Huit mains pour le tour de passe-passe
Dans l’esprit apporté par le « geek en chef » autoproclamé J.J. Abrams (qui l’a déjà mis en œuvre sur son reboot malin de la franchise Star Trek, avant Super 8), Protocole Fantôme compte réviser ses origines sous l’angle des clins d’œil appuyés et de la réactualisation des gimmicks. Cela vaut pour la série de Geller (de la mèche du générique au « mission accomplie » final, en passant par une intrigue aux allures de revival de la guerre froide), mais aussi pour le film de De Palma, dont la fameuse scène de « piratage suspendu » subit ici un remake plus sophistiqué encore. C’est évidemment l’aspect le plus programmatique de l’entreprise, et pas vraiment le plus intéressant. Il est en revanche curieux de voir comment la thématique principale de la série — la manipulation, le trompe-l’œil, le simulacre — a circulé de film en film en « changeant de camp », chaque épisode adoptant vis-à-vis d’elle un point de vue différent. De Palma en faisait une menace, la fabrique de faux-semblants se retournant contre ses artisans, instillant doute et paranoïa dont la mise en scène se nourrissait avec autant d’avidité que de conscience. Pour John Woo, l’usage répété des masques rythmait une fuite permanente s’accompagnant d’une mue, d’une perte. J.J. Abrams, lui, ne se servait guère des faux-semblants que comme source de tours de passe-passe purement scénaristiques, coups de théâtre fonctionnels. Quant au ludique Brad Bird dont on connaît le talent dans l’animation (Le Géant de fer, Les Indestructibles, Ratatouille), il rejoint l’approche de la série de Geller, rangeant résolument son point de vue et celui du spectateur du côté des illusionnistes, se rengorgeant dans les moindres détails — et avec autant d’aisance que de gourmandise — des manipulations dignes de David Copperfield (trompe-l’œil géant, scission d’une scène réelle en deux simulacres communiquant en permanence, acrobaties vertigineuses…) qui se jouent du réel comme s’il s’agissait d’un jeu vidéo — tantôt en créateurs, tantôt en acteurs.

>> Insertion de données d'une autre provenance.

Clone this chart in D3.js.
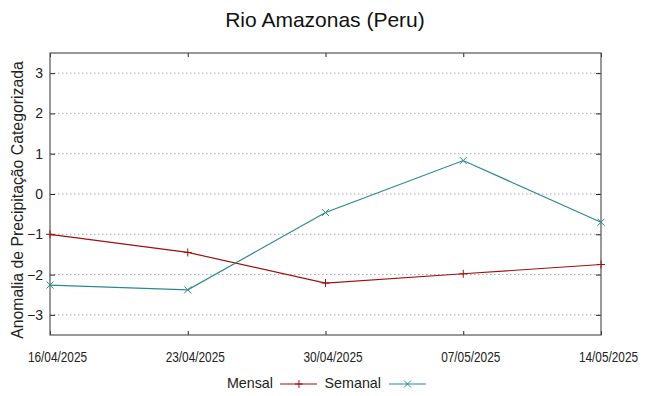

Les infortunes de David Copperfield
Mais le film n’est pas seulement un joueur habile : il est malicieux. Il ne se place du point de vue des manipulateurs que pour mieux jouir — et nous faire jouir — de voir leurs plans contrariés. Le scénario y prépare, lâchant dans la nature une poignée d’agents survivants, désavoués et livrés à eux-mêmes — comme chez De Palma, si ce n’est que ceux-là restent condamnés à dresser des plans d’urgence sans jamais pouvoir se débarrasser du facteur hasard. De fait, aucune des opérations qu’ils préconçoivent n’a de résultat satisfaisant : gadgets, coups de bluff, anticipation psychologique et efforts physiques se heurtent systématiquement à la réalité du terrain, à l’inévitable approximation de la technologie comme de l’humain, laissant un passage béant pour l’inconnu, fût-ce un incident météorologique local (et pourquoi pas une tempête de sable ?). De la planification, les héros sont toujours ramenés à l’improvisation, à lutter avec leur propre corps et leur propre esprit pour survivre et garder l’espoir pour la suite. C’est dans ces moments-là que le réalisateur des Indestructibles s’avère bien l’homme de la situation : pas seulement parce que, comme J.J. Abrams, Brad Bird affectionne les pastiches, mais aussi pour son sens plastique se nourrissant à merveille des courses-poursuites semées d’obstacles et des luttes d’êtres dérisoires face à l’immensité (superbe scène de l’ombre écrasante de la tempête de sable qui recouvre peu à peu, tout en bas, deux silhouettes courant l’une après l’autre).
Alors certes, le blockbuster sans temps mort ni peur de l’excès qu’est ainsi devenu Mission : Impossible n’a plus vraiment la puissance réflexive offerte à ses débuts, ni même le lyrisme exacerbé de l’épisode de Woo, et ses personnages sont plus que jamais ramenés à des figurines malmenées (et c’est encore plus vrai pour les méchants, peu convaincants, que ce soit le terne Michael Nyqvist importé de Millenium ou une Léa Seydoux inexistante dans sa posture de femme fatale). Mais ces figurines n’en luttent pas moins pour leur subsistance, sommés d’interrompre l’exécution de leur script originel face aux vicissitudes de l’imprévisible, devenant corps souffrants, cherchant de toute urgence une issue, une liberté d’action, une existence. Faire tenir l’émotion à cela, à cette quête éperdue n’est pas le moindre mérite de ce film qui, si verrouillé qu’il semble être par la production, arrive néanmoins à s’approprier une certaine identité, fût-elle éloignée de son héritage.